Maurício Fernandes (born 5 July 1976), known simply as Maurício, is a Brazilian former footballer who played as a central defender.

Possessing a powerful shot which allowed him to score several goals from free kicks, he spent the vast majority of his professional career in Portugal, representing four clubs and amassing Primeira Liga totals of 141 games and 13 goals over the course of eight seasons.

Club career
Born in Passo Fundo, Rio Grande do Sul, Maurício did not start playing organised football until well into his 20s.
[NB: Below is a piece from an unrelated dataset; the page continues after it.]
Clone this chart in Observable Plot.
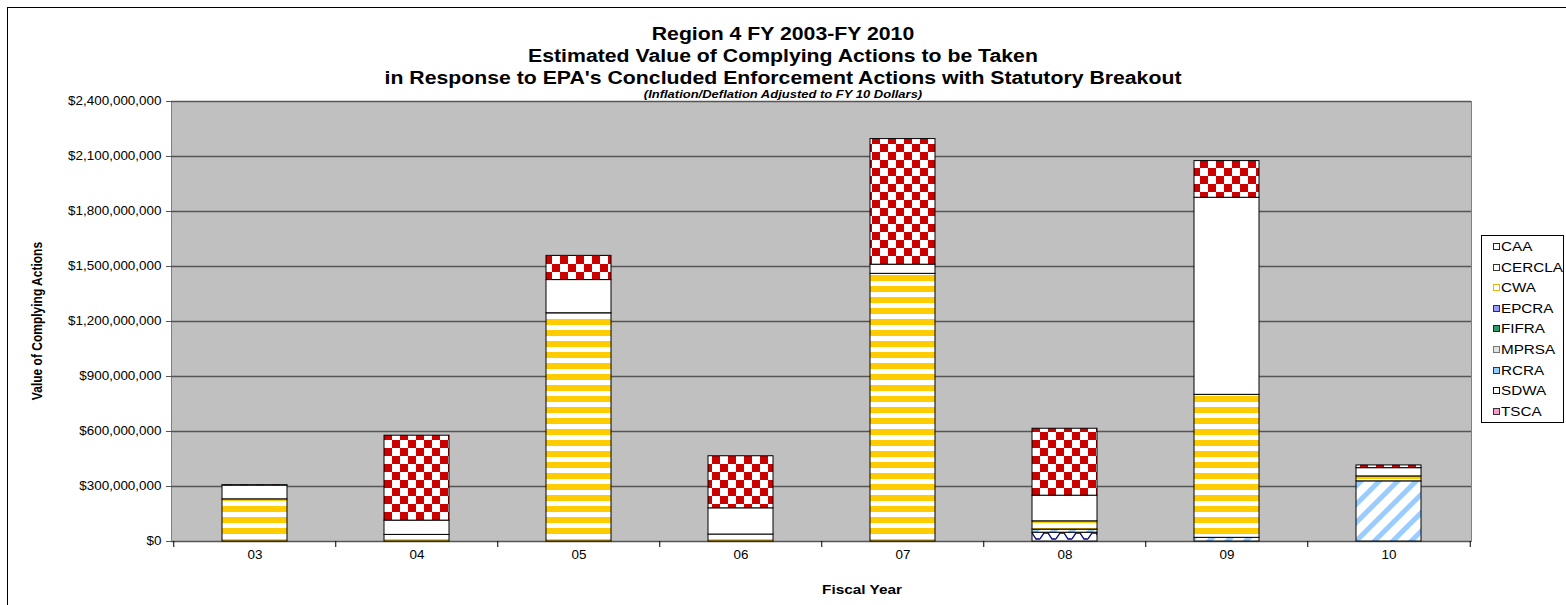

He represented mainly modest sides in his country, with the exception of Fluminense FC in 2002, helping the Rio de Janeiro team to the Campeonato Carioca.

In August 2003, shortly after being released by Esporte Clube Juventude, Maurício signed with S.C. Braga in Portugal, being rarely used by the Minho side in three years (he was inclusively demoted to the reserves) and also being loaned to fellow Primeira Liga club C.F. Estrela da Amadora, where he excelled, scoring four goals as the team finished in mid-table in the 2005–06 season.

Subsequently returned to Braga, Maurício left for the Pohang Steelers of South Korea in the 2007 January transfer window. After appearing rarely in the K League 1 he returned to Portugal and former club Estrela, netting another four goals as it again managed to retain top-division status after finishing 13th, notably in a 2–2 home draw against eventual champions FC Porto.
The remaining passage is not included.